Il y a autant de manières de créer une histoire qu'il y a d'histoire. Ça fait beaucoup.
On peut partir d'un lieu, d'un thème, d'un personnage, d'une couleur, d'un évènement, d'une condition humaine etc... Viennent ensuite les différentes manière de développer cette histoire. Encore une fois il y a une multitude de manières de procéder. Je pense cependant qu'elles se divisent en deux larges catégories: soit on travaille intellectuellement, soit on travaille corporellement. Personnellement, je suis une partisante du travail corporel comme moteur de création.
Je m'explique.
Je trouve qu'en cherchant une histoire dans sa tête, on risque de l'intellectualiser et l'éloigner de la vérité. L'histoire devient ce qu'on pense qu'elle devrait être. Ce qui n'arrive jamais dans la vie. Plutôt que d'évoquer l'histoire, on la démontre, la souligne, la surligne, on l'essoufle, et on finit par la vider. Lorsqu'on part du corps, on part de notre instinct. Ce dernier est selon moi bien plus fiable et pûr que nos cerveaux saturés. En retournant à nos impulsions plutôt qu'à nos connaissances, on se rapproche de l'humanité. Ce qui me semble un bon point de départ lorsqu'on fait du théâtre.

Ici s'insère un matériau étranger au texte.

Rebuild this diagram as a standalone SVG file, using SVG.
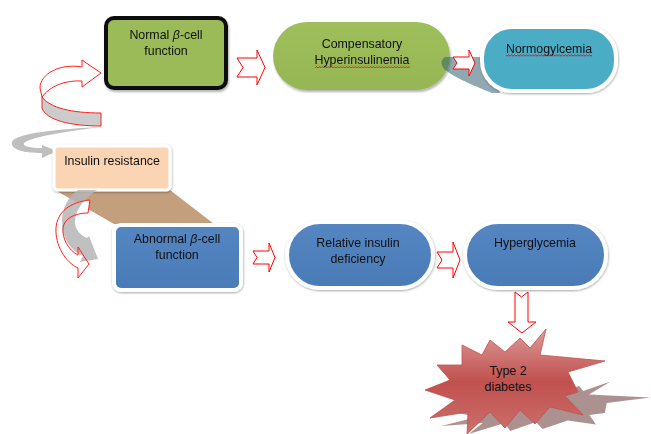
<svg xmlns="http://www.w3.org/2000/svg" width="651" height="434" viewBox="0 0 651 434">
<defs>
<style>
.t{font-family:"Liberation Sans",Arial,sans-serif;font-size:12.4px;fill:#111;text-anchor:middle}
.arr{fill:#fff;stroke:#ff0000;stroke-width:1;stroke-linejoin:miter}
.wb{stroke:#fff;stroke-width:4}
.blue{fill:url(#gBlue)}
.red{stroke:#ff2020;stroke-width:1;stroke-linejoin:round}
</style>
<linearGradient id="gBlue" x1="0" y1="0" x2="0" y2="1">
<stop offset="0" stop-color="#5486C2"/><stop offset="1" stop-color="#4A7BB7"/>
</linearGradient>
<linearGradient id="gGreen" x1="0" y1="0" x2="0" y2="1">
<stop offset="0" stop-color="#9FBF5C"/><stop offset="1" stop-color="#96B655"/>
</linearGradient>
<linearGradient id="gStar" x1="0" y1="0" x2="0" y2="1">
<stop offset="0" stop-color="#DC9C9A"/><stop offset="0.5" stop-color="#C0504D"/><stop offset="1" stop-color="#CC706D"/>
</linearGradient>
<filter id="sh" x="-10%" y="-10%" width="125%" height="135%">
<feDropShadow dx="1" dy="2" stdDeviation="1.2" flood-color="#000" flood-opacity="0.3"/>
</filter>
<filter id="gl" x="-10%" y="-10%" width="125%" height="135%">
<feDropShadow dx="0.5" dy="1" stdDeviation="1" flood-color="#000" flood-opacity="0.35"/>
</filter>
<pattern id="sq" width="3" height="3" patternUnits="userSpaceOnUse">
<path d="M0,2.2 L1.5,0.8 L3,2.2" fill="none" stroke="#e00000" stroke-width="0.8"/>
</pattern>
<path id="star" d="M546,329 L540,355 L605,361 L568,372 L578,392 L565,396 L583,415 L550,407 L535,424 L520,410 L505,428 L490,412 L467,434 L468,412 L430,418 L455,400 L425,390 L450,380 L437,365 L462,365 L462,345 L482,355 L490,340 L505,352 L520,338 L530,348 Z"/>
</defs>
<rect width="651" height="434" fill="#fff"/>

<!-- decorative shadows -->
<polygon points="55,190 170,190 214,224 114,224" fill="#C49F7E"/>

<g id="connectors">
<path class="arr" d="M237,58 H257 V50 L265,67.5 L257,85 V77 H237 L243,67.5 Z"/>
<path class="arr" d="M253,251 H269 V243 L275,257.5 L269,272 V264 H253 L257,257.5 Z"/>
<path class="arr" d="M437,252 H453 V242 L460,260 L453,278 V268 H437 L442,260 Z"/>
<path class="arr" d="M515,292 L521.5,297 L528,292 V322 H536 L522,333 L508,322 H515 Z"/>
<!-- top curly arrow -->
<path d="M101,127 C60,129 15,133 12,142 C10,150 25,153 42,153 L42,158 L57,151 L42,145 L42,148 C30,148 22,146 24,143 C30,137 70,131 101,127 Z" fill="#BFBFBF"/>
<path class="red" d="M42,97 C50,108 72,113 101,113 L101,126 C70,126 46,120 42,108 Z" fill="#CCCCCC"/>
<path class="red" d="M82,67 C60,63 40,74 40,88 L42,97 C50,86 65,80 82,81 L82,87 L101,73 L82,60 Z" fill="#fff"/>
</g>

<g id="n-insulin" filter="url(#gl)">
<rect x="54" y="146" width="116" height="44" rx="4" fill="#FBD4B4" stroke="#fff" stroke-width="3"/>
<text class="t" x="112" y="165">Insulin resistance</text>
</g>

<g id="connectors-lower">
<path d="M90,200 C70,202 57,212 56,228 C55,245 65,262 78,268 L78,278 L89,264 L78,247 L78,255 C68,250 62,238 63,228 C64,219 74,213 88,213 Z" fill="#fff"/>
<path d="M78,190 L97,190 C85,198 74,210 75,224 C76,230 80,235 87,238 L89,236 L98,259 L80,262 L83,256 C70,250 62,238 62,222 C62,208 68,197 78,190 Z" fill="#B5B5B5" opacity="0.85"/>
<path class="red" d="M90,200 C70,202 57,212 56,228 C55,245 65,262 78,268 L78,278 L89,264 L78,247 L78,255 C68,250 62,238 63,228 C64,219 74,213 88,213 Z" fill="none"/>
</g>

<g id="n-normal" filter="url(#sh)">
<rect x="106" y="18" width="120" height="70" rx="8" fill="#9BBB59" stroke="#111" stroke-width="4"/>
<text class="t" x="166" y="39">Normal <tspan font-style="italic">β</tspan>-cell</text>
<text class="t" x="166" y="55">function</text>
</g>

<g id="n-comp" filter="url(#sh)">
<rect x="273" y="22" width="177" height="68" rx="34" fill="url(#gGreen)"/>
<text class="t" x="362" y="48">Compensatory</text>
<text class="t" x="362" y="64">Hyperinsulinemia</text>
<rect x="315" y="65" width="95" height="3" fill="url(#sq)"/>
</g>

<path d="M445,57 L484,57 L500,93 L492,93 C475,86 458,79 448,72 C440,67 440,60 445,57 Z" fill="#35606F" opacity="0.55"/>
<path class="arr" d="M453,57 H469 V50 L475,63 L469,76 V69 H453 L457,63 Z"/>

<g id="n-normo" filter="url(#gl)">
<rect x="482" y="27" width="134" height="64" rx="30" fill="#4BACC6" class="wb"/>
<text class="t" x="549" y="52.5">Normogylcemia</text>
<rect x="506" y="54" width="86" height="3" fill="url(#sq)"/>
</g>

<g id="n-abnormal" filter="url(#gl)">
<rect x="114" y="225" width="127" height="65" rx="7" class="blue wb"/>
<text class="t" x="177" y="243">Abnormal <tspan font-style="italic">β</tspan>-cell</text>
<text class="t" x="177" y="259">function</text>
</g>

<g id="n-relative" filter="url(#gl)">
<rect x="287" y="222" width="146" height="66" rx="33" class="blue wb"/>
<text class="t" x="358" y="247">Relative insulin</text>
<text class="t" x="358" y="263">deficiency</text>
</g>

<g id="n-hyper" filter="url(#gl)">
<rect x="465" y="222" width="141" height="66" rx="33" class="blue wb"/>
<text class="t" x="535" y="247">Hyperglycemia</text>
</g>

<g id="n-t2d">
<use href="#star" transform="matrix(1,0,-0.6,0.5,262,217)" fill="#9E7E7E" opacity="0.85"/>
<use href="#star" fill="url(#gStar)" stroke="#C0504D" stroke-width="0.8"/>
<text class="t" x="508" y="375">Type 2</text>
<text class="t" x="508" y="391">diabetes</text>
</g>
</svg>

Depuis le début du travail avec Open Pit, nos trouvailles les plus intéressantes ont été accidentelles. À chaque fois que nous avons intellectualiser le schéma narratif d'une improvisation plutôt que de se donner le temps de le découvrir à travers nos actions, le résultat était prévisible et futile. J'ai trouvé que le plus concluant pour nos explorations était de partir de gestes simples mais évocateurs, et de laisser ceux-ci nous porter vers un récit qui nous était encore inconnu. Il est intéressant de remarquer que les mêmes gestes sont porteurs de différents sens dépendemment de qui les fait, comment, et avec qui. Maintenant que nous avons un vocabulaire corporel commun, il nous est possible d'orchestrer ces différents mouvement pour générer du sens et des récits.

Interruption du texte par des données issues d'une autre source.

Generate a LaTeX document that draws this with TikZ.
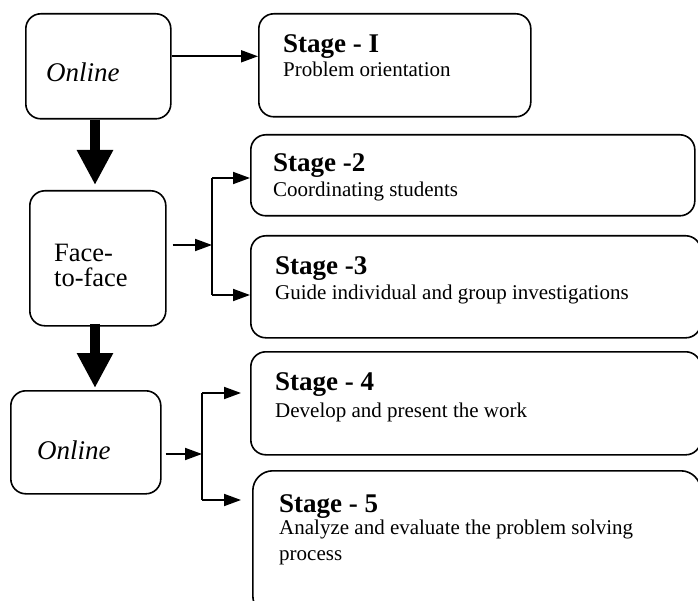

Chaque geste contient une histoire, il suffit de lui donner l'espace suffisant pour qu'elle grandisse. Un regard de côté, une tête baissée, un poing qui se ferme, un haussement d'épaule. Ce sont ces mouvements que nous connaissons tous tellement qu'on les oublie qui renferment les plus grands secrets d'amour, de défaite, et de trahison. Pas les idées pré-conçues qu'on s'en fait.